The Senator is inclined to make a political point about another jurisdiction. I advise him to stick to the amendment and make his criticism more relevant because our time is very limited.

I appreciate how important this issue is and ask the Leas-Chathaoirleach to indulge me because I have no intention of trying to waste time in the Chamber. Would Sinn Féin include a commitment in its next election campaign to roll out in the South the model of which it seems so fond in the North and campaign in favour of that?

That comment is ultra vires.

I will leave it at that.

I am trying to be fair to all sides in the time left.

These amendments deal with the issue of negative equity and the proposals by Senators Kathryn Reilly and Darragh O'Brien to exempt the properties of those in negative equity. Obviously, we considered this issue, but were guided by the recommendations of the Thornhill report, which was the initial report for which the Government asked before coming to a full decision on this. The report made it clear that deferral systems are a better way to go. It is worth saying this does not apply to people with incomes of less than €15,000 and couples with incomes of less than €25,000. There are strong sections within the Bill which allow people in negative equity to defer this charge and tax until such time as they are up on their feet again. We have gone down the route of deferral as a means of helping people in negative equity.

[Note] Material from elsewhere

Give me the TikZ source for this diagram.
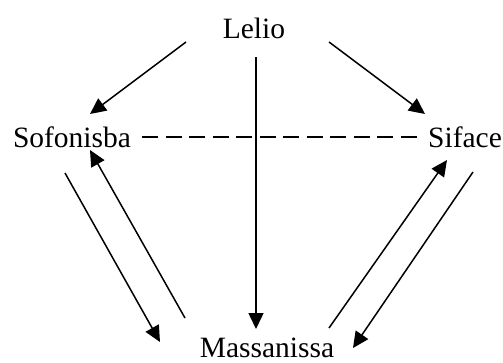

It is worth pointing out that one of the promises my party gave at the time of the last election, which was supported by the Labour Party, was for an increase in mortgage interest relief for people who bought houses between 2004 and 2008 to recognise the fact that this cohort of the population was badly affected by negative equity. We delivered that in our first budget. I am not suggesting that this has made a huge difference to people's personal income, but it has made some difference and is what we said we would do during the last election. We are conscious of the difficulty experienced by people in negative equity.

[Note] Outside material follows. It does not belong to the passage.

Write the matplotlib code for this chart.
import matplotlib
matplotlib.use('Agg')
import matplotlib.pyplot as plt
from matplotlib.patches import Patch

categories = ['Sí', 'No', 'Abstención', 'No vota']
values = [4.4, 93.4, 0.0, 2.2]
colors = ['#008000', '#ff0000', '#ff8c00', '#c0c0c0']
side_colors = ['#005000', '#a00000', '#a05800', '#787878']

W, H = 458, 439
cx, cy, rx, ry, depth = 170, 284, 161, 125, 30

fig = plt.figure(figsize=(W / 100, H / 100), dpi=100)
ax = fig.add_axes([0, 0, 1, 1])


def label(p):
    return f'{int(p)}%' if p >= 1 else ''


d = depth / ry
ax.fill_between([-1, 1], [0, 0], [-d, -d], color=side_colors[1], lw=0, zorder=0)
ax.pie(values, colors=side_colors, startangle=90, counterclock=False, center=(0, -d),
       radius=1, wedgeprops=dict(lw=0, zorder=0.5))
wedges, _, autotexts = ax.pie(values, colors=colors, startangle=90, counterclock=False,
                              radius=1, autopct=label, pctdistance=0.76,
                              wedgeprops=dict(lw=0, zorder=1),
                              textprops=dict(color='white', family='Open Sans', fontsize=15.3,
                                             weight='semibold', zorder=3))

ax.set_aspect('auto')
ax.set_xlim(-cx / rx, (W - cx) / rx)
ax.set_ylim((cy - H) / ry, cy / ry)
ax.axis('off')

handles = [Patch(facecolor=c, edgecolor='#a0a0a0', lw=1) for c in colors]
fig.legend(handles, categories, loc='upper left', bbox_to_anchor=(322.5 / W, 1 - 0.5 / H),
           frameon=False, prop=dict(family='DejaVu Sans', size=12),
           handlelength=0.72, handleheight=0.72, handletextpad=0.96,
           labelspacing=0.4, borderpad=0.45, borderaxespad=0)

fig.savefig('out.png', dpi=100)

That is why the deferral system is in place.

We have done everything in our power to keep the rates low. Senator Michael D'Arcy has stated the rate is 0.18%. We have given a commitment that neither this rate nor the position on valuations will change during the lifetime of this Parliament. As a result, there will be certainty for those who must pay six months worth of the tax this year and a full year's worth in 2014 in the context of what they will be facing. Some 80% of people live in homes with a valuation of €300,000 or less. If one took the latter amount as being the maximum, those in the cohort to which I refer would pay a charge of €540 per year.

That is a lot for some.

I accept that it is a lot of money in circumstances where people have very little. However, there are still those who can afford to pay it. We are confident that in the context of the deferral system which is being tweaked in the legislation before the House, we are doing our best to assist those of very low means or whose homes are in negative equity.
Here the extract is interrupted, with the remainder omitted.